I have recently seen so many of my single, christian friends post the same four blogs/articles on Facebook about how we have such an epidemic in the church. All of them talk about how we have sold this generation of young women on the idea that God has promised us a husband and so we must wait.
The first time I read one, it encouraged me that I was not alone. The second time, I was inspired to live better. The third, something didn't quite strike my heart right. And tonight, as I read a blog, I felt rejected and shamed by it.
Because honestly:
I want a husband. I want children. I want a family.
To say that I have a passion for family is an understatement.
Truth time:
I have an embarrassingly long spreadsheet of baby names (and meanings) on my computer. I keep a running list of the best sippy cups/pacifiers/etc. in my head from many years of babysitting.
I make faces at kids in grocery stores and restaurants.
I pray for my future husband. I pay attention to awesome relationships and try to see what makes them work.
And is that so wrong of me?
I have a job that I love and I know I am exactly where I am supposed to be and I live my life every day loving my King and Father and trying to love others as He does.
I am happy.
So here is what drives me absolutely bonkers:
When God gives a young woman a passion for orphans and she works to get a degree in social work and then raises support to go live in Africa, we consider he strong, charitable, and in the will of God.
When God gives a young woman a passion to teach and she gets her degree and then goes to work in a poor school in the inner-city, she is praised for her heart and abandon for the will of God.
When God gives a young woman a passion for business and works to become the CEO of a company and then blesses those around her with her wealth, we consider her of amazing strength and will and favor.
When God gives a young woman a passion for music and she hones her craft until she is able to usher people into the presence of God as she is so in tune with His heart and is so skilled, she is praised for both her skill and her heart.
But when God gives a young woman a passion for family and tries to work toward her dream of having a family of her own to bless and lead toward the heart of the Father, why is that unworthy of the call of God?
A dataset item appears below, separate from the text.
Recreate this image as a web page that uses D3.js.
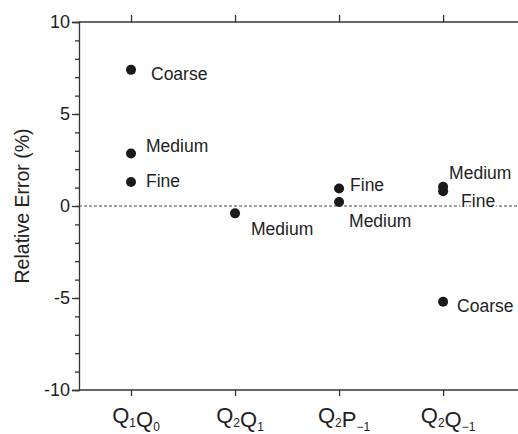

I realize that many young girls put a romantic relationship above the love of the Lord in their lives; but I just have to stand up for those of us who love God with all of hearts but He has placed a passion inside of us to build Godly families.
To be clear, I'm not waiting on a husband or family to walk forward in my relationship with God or to play the part He has for me in advancing His Kingdom and His love on this earth. But to say that I've stopped waiting on those things at all isn't true because they are something that God has truly given me a desire for and I don't believe God gives those passions randomly and without plans for them.
I like waiting. Waiting on God to fulfill the dreams He's given me is a pretty regular thing. I have got to do a lot of cool, exciting things while waiting on different things.
From Ephesians 4:
"Rather, speaking the truth in love, we are to grow up in every way into him who is the head, into Christ, from whom the whole body, joined and held together by every joint with which it is equipped, when each part is working properly, makes the body grow so that it builds itself up in love."
There is a lot of truth that should be spoken about the need for women to put Jesus not only as our first hope but as our only hope.
However, let's speak these truths in love, not judging and remembering that God works in ways greater than we can ever imagine and it might just be okay for some to desire, and, yes, even "wait on", a husband. It might even be what God had planned all along.